A WMAC could scout ahead of a battle group to loiter until it detects a signal correlating to a specified target, relay targeting data, engage the target with a combination of anti-ship cruise missiles (ASCM) or high-speed anti-radiation missiles (HARM), and then evade by maneuvering or attempting to blend in with the ocean surface until it can return to the battlegroup to refuel and re-arm. This application is like that of diesel-electric submarines that use their ability to bottom to position themselves to attack a transiting force or to evade counter-detection and engagement after firing at their target. Include. The ability to launch munitions in support of a battle group and a landing force from off-axis, or forward deployed, adds another dimension to exploit by operational planners. The outfitting of a WMAC should be to degrade or destroy radar equipment on surface combatants. Degrading or destroying combatants is known as “mission kill” which is more than sufficient to meet many potential tactical objectives, especially in a battle waged on the sea in the Indo-Pacific or Black Sea regions. Such objectives, when met, can provide the conditions necessary to flow in larger capital ships to close the enemy force and bring their full combat power to bear in a more permissive environment by attriting adversarial surface combatants in their ability to detect, track, and engage United States naval forces.

Initial WMACs would likely need to embark on amphibious ships to launch utilizing well-decks or crane systems. A potential commercial design for WMAC conversion would be the Wigetworks Airfish-8, roughly 50 feet wide and 60 feet long without modifications to fold-and-stow the wings or tail section. As a frame of reference, a Landing Craft Air Cushioned (LCAC) is 48 feet wide and 91 feet long.12 Three WMACs to be loaded in place of two LCACs into a compatible well-deck as found on the San Antonio Class (LPD-17), Harpers Ferry Class (LSD-49), and America Class Flight IIs (LHA-6).13 14 15 A Wasp Class (LHD-1) would be able to embark four WMACs.16 While still utilizing current USS ships, a crane-based option would be the Lewis B Puller Class Expeditionary Sea Bases (ESB).17 ESBs are designed for moving cargo to forward operating areas with a configurable main-loading deck. These ships could potentially embark and deploy between four to six WMACs. Initial designs would implicitly guide tactical employment and embarkation limitations.
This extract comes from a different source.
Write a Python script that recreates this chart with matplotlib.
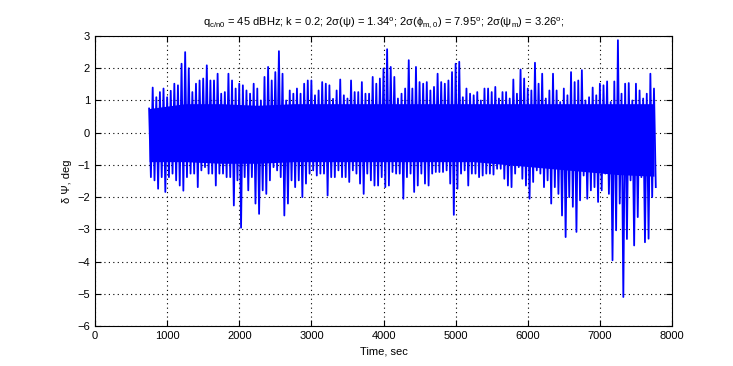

Design Considerations for Initial WMAC Conversions

The threat in the Indo-Pacific could require action within the next three years.18 Contractor bids to design, build, and test new platforms typically take much longer than that possible timeframe – not to include placing the design into production, training personnel. To accelerate the acquisition timeline, the Navy should expeditiously acquire existing commercially produced craft. For this theoretical exercise, we will build out a modified Wigetworks Airfish-8.

Singapore-based Wigetworks, produces the Airfish-8, a WIG that can support a two-person crew with six to eight passengers and a total cargo of 1.1 tons. The craft is 56 feet (17.2 meters) long and has a wingspan of just over 49 feet (15 meters), just slightly smaller than an F/A-18 E/F Super Hornet.19 20 The Airfish-8 is limited in speed and range with maximum speed of 106 knots and only 300 nautical mile range while operating at a max above-surface height of just under 23 feet (7 meters) making it suitable for fleet experimentation but not combat operations. Although not in full-scale production yet, Wigetworks indicated that each unit will likely cost around $500,000. Even if this price point is doubled to $1 million, it still provides a low-cost experimental platform.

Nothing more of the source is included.